Email: Victoria.Barrett@inria.fr
I am a postdoctoral researcher at Inria Saclay in team Partout, supervised by Kaustuv Chaudhuri on the AEx project IMPROOF. Previously I did my PhD at the University of Bath in the mathematical foundations group of the computer science department, supervised by Alessio Guglielmi.
My research is in structural proof theory, in particular the deep inference methodology for the design of proof formalisms with good properties in complexity, normalisation, and semantics. Deep-inference proof formalisms generalise sequent calculus systems by allowing more free composition of proofs, and therefore a larger collection of objects as proofs. In this larger collection, we can find better canonical representatives, better normalisation procedures, and smaller cut-free proofs.
I am particularly interested in proof compression mechanisms that are orthogonal to the presence of cut, such as factoring repeated parts of proofs into explicit substitutions. I often work in subatomic proof systems, where the propositional atoms become logical connectives whose arguments are their truth values and the structural and logical inference rules of proof systems can be given by a common rule scheme. This increases the syntax of a proof system, but paves the way for a more general theory of normalisation, given by the relations between connectives.
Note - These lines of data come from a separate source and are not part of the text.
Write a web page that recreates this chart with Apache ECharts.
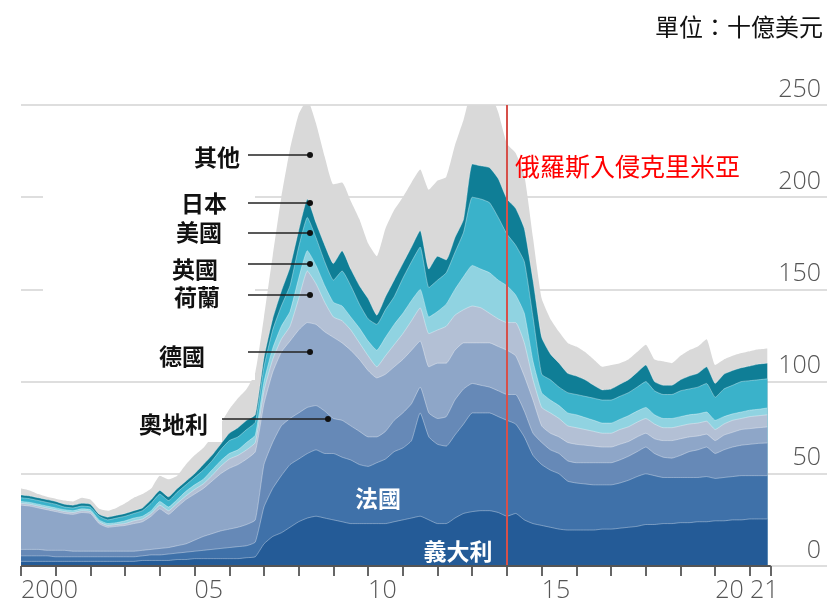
<!DOCTYPE html>
<html>
<head>
<meta charset="utf-8">
<script src="https://cdn.jsdelivr.net/npm/echarts@6/dist/echarts.min.js"></script>
<style>
html,body{margin:0;padding:0;background:#fff;}
#chart{width:827px;height:606px;}
</style>
</head>
<body>
<div id="chart"></div>
<script>
// Quarterly observations, 2000 Q1 .. 2021 Q3 (87 points)
const startYear = 2000;
const quarterCount = 87;
const quarters = Array.from({length: quarterCount}, (_, i) => startYear + i / 4);

// Series values (billions USD), listed bottom -> top of the stack
const italy = [2.5,2.5,2.5,2.5,2.5,2.5,2.5,2.5,2.5,2.5,2.5,2.5,2.5,2.5,3,3,3,3,3.5,3.5,4,4,4,4,4,4,4.5,5,12,16,18,21,24,26,27,26,25,24,23,23,23,23,23,24,25,26,27,25,23,23,26,28.5,29.5,30,30,29,27,28.5,25,23,22,21,20,19.5,19.5,19.5,19.5,20,20,20.5,21,21.5,22.5,22.5,23,23,23.5,23.5,24,24,24.5,24.5,25,25,25.5,25.5,25.5];
const france = [3,3,3,3,2.5,2.5,2.5,2.5,2.5,2.5,2.5,2.5,2.5,2.5,2.5,3,3,3.5,3.5,4,4,4.5,5,5.5,6,6.5,6.5,8,20,26,31,34,34,35,36,35,36,35,34.5,32,31,33,35,38,39,42,56,45,43,42,45,48.5,53.5,53,53,52,52,48.5,45,37,33,31,30,26.5,25.5,25,24.5,24,24,24.5,25.5,27,27.5,26.5,25,25,24.5,24.5,24,24.5,23,23.5,23.5,24,23.5,23.5,23.5];
const austria = [3.5,3.5,3.5,3,3.5,3.5,3,3,3,3,3,3,3,3,3,3,3.5,3.5,4,4.5,6,7.5,8.5,9.5,10,10.5,11.5,12,23,25,27,25,25,25,24,23,19,20,18.5,18,16,14,15,17,19,20,14,13,14,16,19,19,16,15,14,14,14,16,14,12,12,11,11,11,11,11.5,12,12,12,12.5,13,13.5,14.5,12,11,10.5,12,14,15,16,13.5,15,16,16.5,17,17.5,17.7];
const germany = [24,23.5,22.5,22,21,20,20,21,20.5,15,13,13.5,14,15,15.5,18,21.5,18,21,24,25,26,28.5,31,33,34,35.5,37,33,38,40,42,45,46,44,43,44,42,41,39,36,32,31,29,29,29,25,25,30,29,27,25,22,23,24,24,24,21,19,18,9,9,9,10,10,9.5,9,8.5,8.5,8.5,8,8,7.5,8,9,9.5,9,8,7.5,7,7,8,8,8.5,8.5,8.5,8.7];
const netherlands = [1,1,1,1,1,1,1,1,1,1,1,1,1,1.5,1.5,1.5,2,2,2,2,2.5,2.5,3,4,5,5,5,5,7,7,7,8,17,28,22,16,11,12,11,9,8,6,10,12,14,16,18,18,18,20,19,18,20,19,16,15,15,18,18,11,10,11,10,9,9,8.5,8,7.5,7.5,8,8,8,8,8,7,7,7,7,7,7,6,6,6.5,6,6.5,6.5,6.6];
const uk = [1,1,1,1,1,1,1,1,1,1,1,1,1.5,1.5,1.5,1.5,2,2,2,2.5,2.5,2.5,3,3,3,3,4,4,5,6,7,8,11,11,10,9,8,8,7,8,8,9,10,11,11,11,10,9,10,12,14,18,22,21,22,21,20,15,16,10,8,7,7,7,7,6.5,6,5.5,5.5,5.5,6,6,6,5,5,5,5,5,5,5,5,4,3.5,3.5,3.5,3.5,3.7];
const usa = [2,2,2,2,2,1.5,1.5,1.5,1.5,2,2,2.5,2.5,2.5,3,4,4,3.5,4,3.5,4,5,5,6,7,7,7,7,8,10,11,14,17,18,15,13,12,19,17,13,12,14,15,15,19,21,23,16,17,17,20,24,37,38,38,34,28,27,28,24,10,11,10,11,11,11.5,12,12.5,12.5,12.5,12.5,13,14,13,13,13,14,14,14.5,15.5,12.5,15,15.5,16.5,16,16,15.8];
const japan = [1.5,1.5,1.5,1.5,1.5,1.5,1.5,1.5,1.5,1,1.5,1.5,1.5,1.5,1.5,2,2,2,2,2,2,3,3,3,4,5,5,4,5,6,8,10,9,10,8,9,9,11,9,10,11,5,7,9,8,8,9,10,13,7,8,7,18,18,19,21,19,20,18,20,20,14,13,10.5,10,9,7,5.5,6,6.5,7,8,9,5,5,5,6,7,7.5,9,7.5,8,8,7.5,8,8.5,8.5];
const others = [3.5,3,2,1.5,1.5,2,2,3,2.5,3,3.5,4,5.5,7,7.5,6,8,9.5,7,9,10,9,10,11,13,16,17,23,22,34,51,64,63,54,54,48,43,37,37,36,30,32,37,38,36,35,33,43,41,45,50,54,40,37,40,36,30,30,29,23,21,19,17,16.5,16,15,14,12.5,13,11.5,11,11,11,12,13,12,13,14,14.5,15,10,8,8,8,8,8,8];

const seriesNames = ['義大利','法國','奧地利','德國','荷蘭','英國','美國','日本','其他'];
const seriesValues = [italy, france, austria, germany, netherlands, uk, usa, japan, others];
const seriesColors = ['#245b97','#3f71a9','#6689b7','#8ea6c8','#b3c0d5','#90d3e1','#3ab2ca','#0f7e96','#d9d9d9'];

const tickYears = [2000,2001,2002,2003,2004,2005,2006,2007,2008,2009,2010,2011,2012,2013,2014,2015,2016,2017,2018,2019,2020,2021];
const labelYears = [2000,2005,2010,2015,2020,2021];
const labelTexts = {2000:'2000',2005:'05',2010:'10',2015:'15',2020:'20',2021:'21'};
const axisEnd = 2021.6;
const eventYear = 2014;
const eventLabel = '俄羅斯入侵克里米亞';
const unitLabel = '單位：十億美元';

// Stack the layers (running totals), then draw top layer first so each lower layer covers it
const running = quarters.map(() => 0);
const stacked = seriesValues.map(arr => arr.map((v, k) => (running[k] += v)));

const chart = echarts.init(document.getElementById('chart'), null, {renderer: 'canvas'});

const series = [];
for (let i = seriesNames.length - 1; i >= 0; i--) {
  series.push({
    name: seriesNames[i],
    type: 'line',
    data: quarters.map((q, k) => [q, stacked[i][k]]),
    showSymbol: false,
    smooth: 0.15,
    lineStyle: i === seriesNames.length - 1 ? {width: 0} : {width: 1, color: 'rgba(255,255,255,0.35)'},
    areaStyle: {color: seriesColors[i], opacity: 1, origin: 'start'},
    emphasis: {disabled: true},
    z: 2
  });
}

// red event line and dark baseline drawn on the last-drawn series
series[series.length - 1].markLine = {
  silent: true,
  symbol: ['none', 'none'],
  label: {show: false},
  animation: false,
  data: [
    [{coord: [eventYear, 0], lineStyle: {color: '#d6504a', width: 2, type: 'solid'}},
     {coord: [eventYear, 250]}],
    [{coord: [startYear, 0], lineStyle: {color: '#555', width: 2, type: 'solid'}},
     {coord: [axisEnd, 0]}]
  ]
};

const labelFont = '"Noto Sans CJK TC", "Noto Sans CJK SC", sans-serif';
const black = '#111';

function txt(text, x, y, opts) {
  return {
    type: 'text', z: 100,
    style: Object.assign({text: text, x: x, y: y, fill: black, font: 'bold 23px ' + labelFont, textAlign: 'right', textVerticalAlign: 'middle'}, opts || {})
  };
}
function leader(x1, y, x2) {
  return [
    {type: 'line', z: 100, shape: {x1: x1, y1: y, x2: x2, y2: y}, style: {stroke: '#222', lineWidth: 1.5}},
    {type: 'circle', z: 100, shape: {cx: x2, cy: y, r: 3}, style: {fill: '#111'}}
  ];
}

const graphics = [
  {type: 'rect', z: 90, shape: {x: 43, y: 128, width: 212, height: 252}, style: {fill: '#fff'}},
  {type: 'rect', z: 90, shape: {x: 128, y: 405, width: 94, height: 37}, style: {fill: '#fff'}},
  txt('其他', 240, 157),
  txt('日本', 227, 203),
  txt('美國', 222, 232),
  txt('英國', 218, 269),
  txt('荷蘭', 220, 297),
  txt('德國', 205, 356),
  txt('奧地利', 208, 424),
  txt('法國', 378, 498, {fill: '#fff', textAlign: 'center'}),
  txt('義大利', 458, 551, {fill: '#fff', textAlign: 'center'}),
  ...leader(248, 155, 310),
  ...leader(248, 203, 310),
  ...leader(248, 233, 310),
  ...leader(248, 264, 310),
  ...leader(248, 295, 310),
  ...leader(248, 352, 310),
  ...leader(222, 419, 328),
  txt(eventLabel, 515, 166, {fill: '#f00', font: '25px ' + labelFont, textAlign: 'left'}),
  txt(unitLabel, 823, 27, {fill: '#111', font: '24px ' + labelFont, textAlign: 'right'})
];

chart.setOption({
  animation: false,
  backgroundColor: '#fff',
  grid: {left: 21, right: 0, top: 105, bottom: 40, containLabel: false},
  xAxis: {
    type: 'value', min: startYear, max: 2023.22,
    axisLine: {show: false},
    splitLine: {show: false},
    axisTick: {show: true, length: 10, lineStyle: {color: '#666', width: 2}, customValues: tickYears.concat([axisEnd])},
    axisLabel: {
      customValues: labelYears,
      formatter: v => labelTexts[v] || '',
      align: 'left', margin: 12,
      fontSize: 25, color: '#555', fontFamily: '"Open Sans", sans-serif', fontWeight: 300
    }
  },
  yAxis: {
    type: 'value', position: 'right', min: 0, max: 250, interval: 50,
    axisLine: {show: false}, axisTick: {show: false},
    splitLine: {show: true, lineStyle: {color: '#dedede', width: 2}},
    axisLabel: {
      inside: true, margin: 6, fontSize: 25, color: '#555',
      fontFamily: '"Open Sans", sans-serif', fontWeight: 300,
      verticalAlign: 'bottom', padding: [0, 0, 3, 0]
    }
  },
  series: series,
  graphic: graphics
});
</script>
</body>
</html>
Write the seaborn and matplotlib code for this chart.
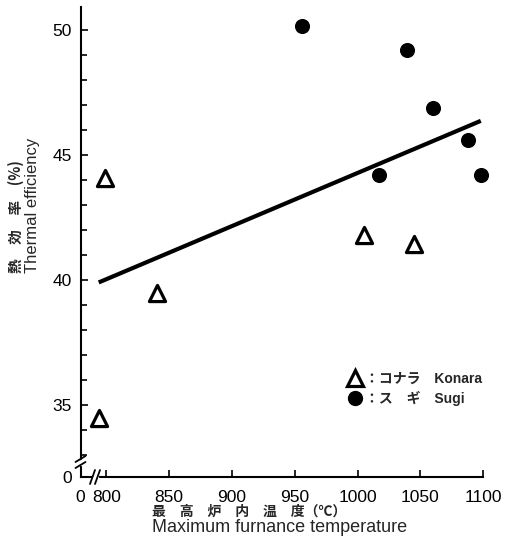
import numpy as np
import pandas as pd
import matplotlib
matplotlib.use("Agg")
import matplotlib.pyplot as plt
import seaborn as sns
from matplotlib.lines import Line2D

# ---- data ----
konara_temp = [799, 840, 1005, 1045, 794]
konara_eff = [44.1, 39.5, 41.8, 41.45, 34.5]
sugi_temp = [956, 1039, 1060, 1088, 1098, 1017]
sugi_eff = [50.15, 49.2, 46.9, 45.6, 44.2, 44.2]
x_tick_vals = [800, 850, 900, 950, 1000, 1050, 1100]
y_major_vals = [35, 40, 45, 50]
y_minor_vals = [33, 34, 36, 37, 38, 39, 41, 42, 43, 44, 46, 47, 48, 49]
legend_labels = ["：コナラ\u3000Konara", "：ス\u3000ギ\u3000Sugi"]

df = pd.DataFrame({
    "temp": konara_temp + sugi_temp,
    "eff": konara_eff + sugi_eff,
    "species": ["Konara"] * len(konara_temp) + ["Sugi"] * len(sugi_temp),
})

sns.set_style("ticks")
plt.rcParams["font.family"] = ["Liberation Sans", "Noto Sans CJK JP"]

W, H = 519, 546
fig = plt.figure(figsize=(W / 100, H / 100), dpi=100)
L, R, T, B = 80.5, 483.3, 7, 477
ax = fig.add_axes([L / W, 1 - B / H, (R - L) / W, (B - T) / H])

XMIN, XMAX = 779.5, 1100
YMIN, YMAX = 32.12, 50.92

sns.regplot(data=df, x="temp", y="eff", scatter=False, ci=None, truncate=True,
            color="black", line_kws={"lw": 3.0, "solid_capstyle": "butt"}, ax=ax)
sns.scatterplot(data=df[df.species == "Konara"], x="temp", y="eff", marker="^",
                s=135, facecolor="white", edgecolor="black", linewidth=2.3,
                ax=ax, zorder=4, legend=False, clip_on=False)
sns.scatterplot(data=df[df.species == "Sugi"], x="temp", y="eff", marker="o",
                s=118, color="black", edgecolor="black", linewidth=0,
                ax=ax, zorder=4, legend=False, clip_on=False)

ax.set_xlim(XMIN, XMAX)
ax.set_ylim(YMIN, YMAX)
ax.set_xlabel("")
ax.set_ylabel("")
for s in ["top", "right"]:
    ax.spines[s].set_visible(False)
for s in ["left", "bottom"]:
    ax.spines[s].set_linewidth(1.5)
    ax.spines[s].set_color("black")

ax.set_xticks([XMIN] + x_tick_vals, ["0"] + [str(v) for v in x_tick_vals])
ax.set_yticks([YMIN] + y_major_vals, ["0"] + [str(v) for v in y_major_vals])
ax.set_yticks(y_minor_vals, minor=True)
ax.tick_params(axis="both", which="major", direction="in", length=5, width=1.2,
               labelsize=12.5, color="black", labelcolor="black")
ax.tick_params(axis="x", which="major", pad=9.5)
ax.tick_params(axis="y", which="major", pad=6)
ax.tick_params(axis="y", which="minor", direction="in", length=4.5, width=1.2,
               color="black")
ax.xaxis.get_major_ticks()[0].tick1line.set_visible(False)
ax.yaxis.get_major_ticks()[0].tick1line.set_visible(False)

# axis breaks
def px2ax(px, py):
    return (px - L) / (R - L), (B - py) / (B - T)

for bx in (92.5, 97.5):
    x0, y0 = px2ax(bx - 2.5, B + 7)
    x1, y1 = px2ax(bx + 2.5, B - 7)
    ax.plot([x0, x1], [y0, y1], color="black", lw=1.3, transform=ax.transAxes,
            clip_on=False, zorder=6)
gx0, _ = px2ax(93.5, B)
gx1, _ = px2ax(96.5, B)
ax.plot([gx0, gx1], [0, 0], color="white", lw=2.5, transform=ax.transAxes,
        clip_on=False, zorder=5)
for by in (459, 465):
    x0, y0 = px2ax(L - 5, by + 3)
    x1, y1 = px2ax(L + 5, by - 3)
    ax.plot([x0, x1], [y0, y1], color="black", lw=1.3, transform=ax.transAxes,
            clip_on=False, zorder=6)
_, gy0 = px2ax(L, 460.5)
_, gy1 = px2ax(L, 463.5)
ax.plot([0, 0], [gy0, gy1], color="white", lw=2.5, transform=ax.transAxes,
        clip_on=False, zorder=5)

# legend
handles = [
    Line2D([], [], marker="^", ls="none", markersize=11, markerfacecolor="white",
           markeredgecolor="black", markeredgewidth=2.3),
    Line2D([], [], marker="o", ls="none", markersize=10, markerfacecolor="black",
           markeredgecolor="black"),
]
leg = ax.legend(handles, legend_labels, loc="upper left",
                bbox_to_anchor=(348 / W, 1 - 372 / H), bbox_transform=fig.transFigure,
                frameon=False, handlelength=1.0, handletextpad=0.22,
                labelspacing=0.35, borderpad=0, borderaxespad=0,
                prop={"size": 10, "weight": "bold"})

# axis titles
fig.text(152 / W, 1 - 512 / H, "最\u3000高\u3000炉\u3000内\u3000温\u3000度（℃）",
         ha="left", va="center", fontsize=10, weight="bold",
         family=["Noto Sans CJK JP"])
fig.text(152 / W, 1 - 527 / H, "Maximum furnance temperature",
         ha="left", va="center", fontsize=13)
fig.text(16 / W, 1 - 273 / H, "熱\u3000効\u3000率\u3000(%)", rotation=90,
         rotation_mode="anchor", ha="left", va="center", fontsize=10.5,
         weight="bold", family=["Noto Sans CJK JP"])
fig.text(33 / W, 1 - 273 / H, "Thermal efficiency", rotation=90,
         rotation_mode="anchor", ha="left", va="center", fontsize=12)

fig.savefig("out.png", dpi=100, facecolor="white")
Proof Compression via Subatomic Logic and Guarded Substitutions
Joint work with Alessio Guglielmi, Ben Ralph, and Lutz Straßburger
Subatomic logic is a recent innovation in structural proof theory where atoms are no longer the smallest entity in a logical formula, but are instead treated as binary connectives. As a consequence, we can give a subatomic proof system for propositional classical logic such that all derivations are strictly linear: no inference step deletes or adds information, even units. In this paper, we introduce a powerful new proof compression mechanism that we call guarded substitutions, a variant of explicit substitutions, which substitute only guarded occurrences of a free variable, instead of all free occurrences. This allows us to construct “superpositions” of derivations, which simultaneously
represent multiple subderivations. We show that a subatomic proof system with guarded substitution can p-simulate a Frege system with substitution, and moreover, the cut-rule is not required to do so.
Presented at LICS 2025
A strictly linear subatomic proof system
Joint work with Alessio Guglielmi and Ben Ralph
We present a subatomic deep-inference proof system for a conservative extension of propositional classical logic with decision trees that is strictly linear. In a strictly linear subatomic system, a single linear rule shape subsumes not only the structural rules, such as contraction and weakening, but also the unit equality rules. An interpretation map from subatomic logic to propositional classical logic recovers the usual semantics and proof theoretic properties. By using explicit substitutions that indicate the substitution of one derivation into another, we are able to show that the unit-equality inference steps can be eliminated from a subatomic system for propositional classical logic with only a polynomial complexity cost in the size of the derivation, from which it follows that the system p-simulates Frege systems, and we show cut elimination for the resulting strictly linear system.